The set-up is that the wizard’s patron asks to retrieve a weapon called The Balance Blade from The Tomb of the Last Colossus, the resting place of the last of a race of cosmic colossi. The scenario is even more linear than ‘The 13th Skull’ and it only works as a convention scenario, as the last two encounters in the scenario are designed to trigger inter-party conflict. The penultimate scene is one which will be viewed differently depending upon the Alignment of the Player Characters. Lawful Player Characters will see a lonely woman sitting on a bed, Neutral Player Characters will see a lonely woman sitting on a bed with a child, and Chaotic Player Characters will see a succubus sitting on a bed with a strange spider-like creature—and none of this will change. The illusion will be maintained until the woman/woman and child/succubus and strange spider-like creature are dead. So, if a Chaotic Player Character attacks the succubus and strange spider-like creature, the Neutral Player Character will see the Chaotic Player Character attacking a woman and child, and the Lawful Player Character will see the Chaotic Player Character (and possibly the Neutral Player Character as well) attacking the woman, but will never, ever see the child. It is a challenging scene to run, one that really is designed to mess around with the perceptions of the characters and their players.

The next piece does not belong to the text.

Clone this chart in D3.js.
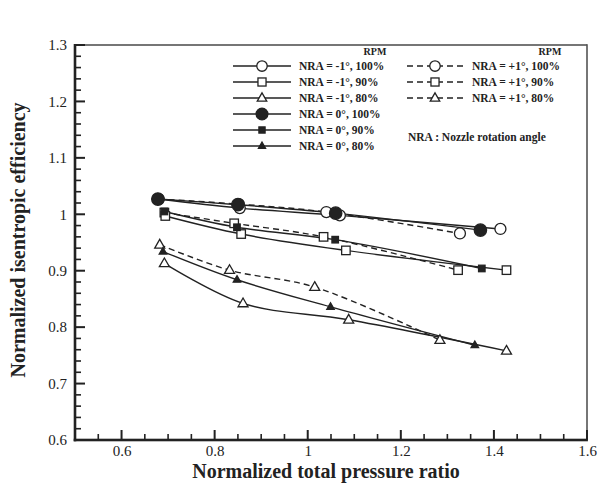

The last scene and thus the scenario ends with betrayal upon the part of the Wizard’s patron and then upon the part of the Wizard as he turns on the other Player Characters. The Wizard and his player have no choice in this and the scenario will end in the Wizard’s death no matter what his player decides to do. His player may well have some fun with his Wizard battling his fellow Player Characters, wielding the powerful blade of the title and the extra power granted to him by his patron, a la Elric and Stormbringer. For the other players and their characters, it is a distinctly underwhelming climax and an underwhelming scenario as a whole. As with the first scenario, there are some remarks about the playtest results and they are probably more interesting then the scenario itself.
The third and final entry in The 13th Skull is not another scenario, but an article vaguely connected to the eponymous scenario. ‘Seven Strange Skulls’ describes seven weird and magical skulls, two of them with their tables that use the thirty-sided die beloved of Dungeon Crawl Classics. The Crystal Skull of the Alien Juggernaut is the skull of a gigantic creature from another world that gives off a glow and a bonus to spellcasting, but has a chance of exploding when it gives this bonus. Grandmother’s Skull is the skull of a matrilineal ancestor which grants various spell effects to the wearer if sacrifices are made to it in the household shrine it also requires. Of course, the spirit in the skull will have demands of her own which a player and his character will find out if the former rolls a one! The Living Skull of the Emerald Enchanter is a weirdly legged skull with a nasty poisonous bite created in conjunction with the Emerald Enchanter, so would be an entertaining callback for any Judge who has run and player who has roleplayed Dungeon Crawl Classics #69: The Emerald Enchanter. Overall, these skulls are entertaining and fun to add to any game.